Де Местр поддерживал иерархический принцип, верил в аристократию, готовую к самопожертвованию, героизму, послушанию — и строжайше правящую массами, беспрекословно подчиняющимися своим общественным и религиозным наставникам. А посему де Местр советовал и дело российского просвещения препоручить ордену иезуитов: по крайности, скифских варваров обучили бы латинской речи, священному языку человечества — священному уже оттого, что в нем воплотились все предрассудки и все поверья предыдущих веков — или, точнее, верования, выдержавшие испытание историей и опытом, единственно и способные воздвигнуть неприступную крепостную стену — преграду, оберегающую от страшного, растлевающего натиска безбожников, либералов и вольнодумцев. Прежде всего, де Местр считал естественные науки и светскую литературу зачумленными игрушками в руках людей, не получивших спасительной прививки от них; крепкими хмельными напитками — поначалу опасно возбуждающими, а под конец уничтожающими любое непривычное к ним общество.
Толстой же всю жизнь противоборствовал откровенным обскурантам и тем, кто намеренно подавлял жажду познаний; суровейшие слова Толстого адресованы в последней четверти девятнадцатого века русским государственным деятелям и публицистам — Победоносцеву, его друзьям и приспешникам, — претворявшим в жизнь именно эти максимы великого католического реакционера. Автор «Войны и мира» явно терпеть не мог иезуитов — особенно раздражало Толстого то, что при императоре Александре I они успешно обращали в католичество русских светских дам — припомним: последние события в жизни жены Пьера, никчемной Элен, могли бы чуть ли не прямо связываться с миссионерской работой де Местра среди петербургской аристократии; имеются все основания предположить: иезуитов изгнали, а самого де Местра, по сути, отозвали из России, когда сам Государь посчитал их вмешательство и чересчур явным, и чересчур успешным.

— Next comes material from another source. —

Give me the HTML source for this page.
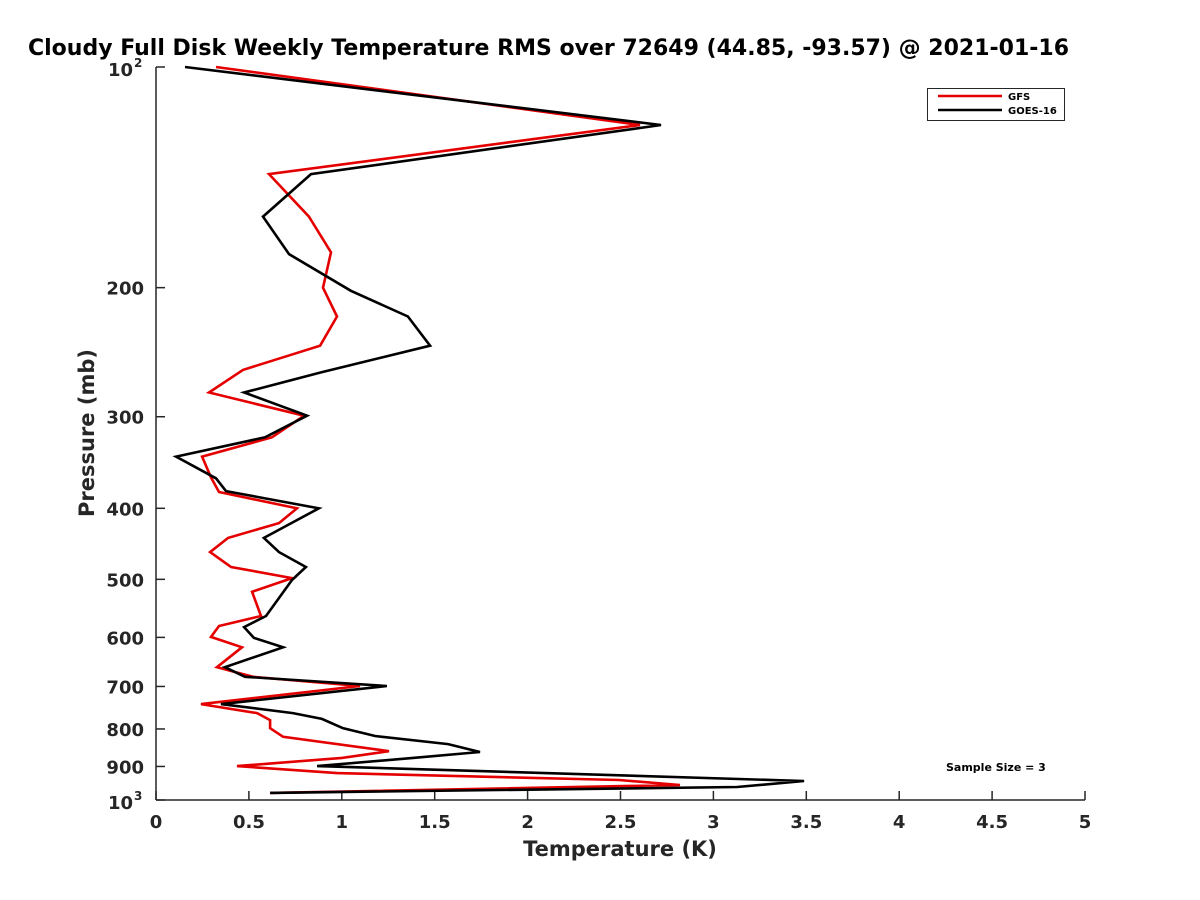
<!DOCTYPE html>
<html><head><meta charset="utf-8"><style>
html,body{margin:0;padding:0;background:#fff;overflow:hidden;}
svg{display:block;font-family:"DejaVu Sans","Liberation Sans",sans-serif;}
</style></head><body>
<svg id="chart" width="1200" height="900" viewBox="0 0 1200 900">
<rect width="1200" height="900" fill="#fff"/>
<text x="28" y="55" font-size="22" font-weight="bold" fill="#000">Cloudy Full Disk Weekly Temperature RMS over 72649 (44.85, -93.57) @ 2021-01-16</text>
<g id="axes"></g>
<g id="series"></g>
<text x="620" y="856" font-size="21" font-weight="bold" fill="#262626" text-anchor="middle">Temperature (K)</text>
<text transform="translate(94,433) rotate(-90)" font-size="21" font-weight="bold" fill="#262626" text-anchor="middle">Pressure (mb)</text>
<g>
<rect x="927.5" y="88.5" width="137" height="32" fill="#fff" stroke="#262626" stroke-width="1"/>
<line x1="938" y1="96" x2="1002" y2="96" stroke="#e50000" stroke-width="2.5"/>
<text x="1008" y="100" font-size="10" font-weight="bold" fill="#000">GFS</text>
<line x1="938" y1="110" x2="1002" y2="110" stroke="#000" stroke-width="2.5"/>
<text x="1008" y="114" font-size="10" font-weight="bold" fill="#000">GOES-16</text>
</g>
<text x="946" y="771" font-size="11" font-weight="bold" fill="#000">Sample Size = 3</text>
</svg>
<script>
const xTicks = [0, 0.5, 1, 1.5, 2, 2.5, 3, 3.5, 4, 4.5, 5];
const xTickLabels = ["0","0.5","1","1.5","2","2.5","3","3.5","4","4.5","5"];
const yTicks = [100, 200, 300, 400, 500, 600, 700, 800, 900, 1000];
const yTickLabels = ["10^2","200","300","400","500","600","700","800","900","10^3"];
const gfsPressure = [100,120,140,160,179,200,219,240,259,278,299,320,340,363,380,400,419,439,459,481,498,520,561,579,599,619,659,679,699,740,761,778,798,820,858,876,899,919,939,954,978];
const gfsTemp = [0.323,2.605,0.608,0.823,0.942,0.899,0.974,0.883,0.468,0.285,0.797,0.624,0.248,0.296,0.339,0.759,0.662,0.388,0.291,0.404,0.732,0.517,0.565,0.339,0.296,0.463,0.328,0.522,1.098,0.242,0.544,0.614,0.614,0.684,1.254,1.001,0.436,0.974,2.492,2.82,0.614];
const goesPressure = [100,120,140,160,180,202,219,240,261,278,299,320,340,364,379,400,439,459,481,501,561,581,601,619,659,679,699,740,761,775,798,818,839,860,876,899,942,960,978];
const goesTemp = [0.156,2.718,0.834,0.576,0.716,1.049,1.356,1.475,0.888,0.474,0.813,0.587,0.108,0.323,0.377,0.877,0.581,0.662,0.807,0.732,0.592,0.474,0.527,0.684,0.371,0.479,1.243,0.350,0.737,0.893,1.006,1.179,1.572,1.744,1.383,0.867,3.488,3.127,0.614];

const NS = "http://www.w3.org/2000/svg";
const X0 = 156, X1 = 1085, Y0 = 67, Y1 = 800;
function xScale(v){ return X0 + (v - 0) / 5 * (X1 - X0); }
function yScale(p){ return Y0 + (Math.log10(p) - 2) * (Y1 - Y0); }
function mk(tag, attrs){ const e = document.createElementNS(NS, tag); for (const k in attrs) e.setAttribute(k, attrs[k]); return e; }

const axes = document.getElementById('axes');
const yAxis = mk('line', {x1:X0, y1:Y0, x2:X0, y2:Y1, stroke:'#262626', 'stroke-width':1.5});


axes.appendChild(yAxis);
const xAxis = mk('line', {x1:X0, y1:Y1, x2:X1, y2:Y1, stroke:'#262626', 'stroke-width':1.5});


axes.appendChild(xAxis);

xTicks.forEach((v, i) => {
  const x = xScale(v);
  const t = mk('line', {x1:x, y1:Y1, x2:x, y2:Y1-9, stroke:'#262626', 'stroke-width':1.5});
  
  
  axes.appendChild(t);
  const l = mk('text', {x:x, y:Y1+28, 'font-size':18, 'font-weight':'bold', fill:'#262626', 'text-anchor':'middle'});
  l.textContent = xTickLabels[i];
  
  
  axes.appendChild(l);
});
yTicks.forEach((p, i) => {
  const y = yScale(p);
  const t = mk('line', {x1:X0, y1:y, x2:X0+9, y2:y, stroke:'#262626', 'stroke-width':1.5});
  
  
  axes.appendChild(t);
  const lab = yTickLabels[i];
  if (lab.indexOf('^') >= 0) {
    const parts = lab.split('^');
    const base = mk('text', {x:X0-23, y:y+9, 'font-size':18, 'font-weight':'bold', fill:'#262626', 'text-anchor':'end'});
    base.textContent = parts[0];
    
    
    axes.appendChild(base);
    const sup = mk('text', {x:X0-22, y:y, 'font-size':12, 'font-weight':'bold', fill:'#262626', 'text-anchor':'start'});
    sup.textContent = parts[1];
    
    
    axes.appendChild(sup);
  } else {
    const l = mk('text', {x:X0-12, y:y+7, 'font-size':18, 'font-weight':'bold', fill:'#262626', 'text-anchor':'end'});
    l.textContent = lab;
    
    
    axes.appendChild(l);
  }
});

const series = document.getElementById('series');
function drawLine(ps, ts, color, name){
  const pts = ps.map((p, i) => xScale(ts[i]).toFixed(1) + ',' + yScale(p).toFixed(1)).join(' ');
  const pl = mk('polyline', {points:pts, fill:'none', stroke:color, 'stroke-width':2.6, 'stroke-linejoin':'miter'});
  
  
  series.appendChild(pl);
}
drawLine(gfsPressure, gfsTemp, '#e50000', 'gfs-line');
drawLine(goesPressure, goesTemp, '#000000', 'goes16-line');
</script>
</body></html>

Ничто поэтому не потрясло бы и не рассердило Толстого больше, чем осознание своей огромной близости к этому проповеднику тьмы, поборнику невежества и холопства. И все же, среди всех писавших о вопросах общественных, де Местр наиболее близок Толстому тоном своих сочинений. Оба держатся одинаково сардонического, почти цинического неверия в возможность улучшить общество рациональными средствами, в действенность добрых законов или распространяемых научных сведений. Оба говорят с одинаково злой иронией о любом новомодном толковании бытия, о любой панацее от общественных зол — особенно о заранее рассчитанном общественном благоустройстве согласно какой- либо выведенной человеком формуле. У де Местра открыто, а у Толстого менее явно, сказывается глубоко скептическое отношение ко всяческим знатокам, ко всяческим хитроумным приемам действий, ко всяческим символам безбожной веры и к потугам добросердечных, однако, увы, идеалистически мыслящих личностей улучшить общественную жизнь; та же неприязнь обнаруживается и ко всем, проповедующим идеи, верящим в отвлеченные принципы: оба — и де Местр, и Толстой — обретаются под воздействием Вольтера, хотя и брезгливо отвергают вольтеровские взгляды. Оба, в конечном счете, полагаются на какое-то стихийное начало, скрытое в душах людских — причем, де Местр недвусмысленно обличает Руссо как лже-пророка, но Толстой рассматривает Руссо менее однозначно.
Оба, прежде всего, отметают понятие личной политической свободы — гражданских прав, обеспечиваемых некой безликой правовой системой: де Местр — оттого, что считает любое стремление к личной свободе — политической, экономической, общественной, культурной либо религиозной — признаком упрямого своеволия и тупого непослушания; оттого, что поддерживает освященное традицией даже в самых неразумно темных и гнетущих формах его — ибо только из него родится энергия, дарующая жизнеспособность, непрерывность и устойчивость общественным учреждениям; Толстой же отметает политические реформы, поскольку верит: истинное обновление приходит лишь изнури, а не извне — и что поистине полноценной внутренней жизнью могут жить лишь нетронутые, первобытные глубины человеческой массы.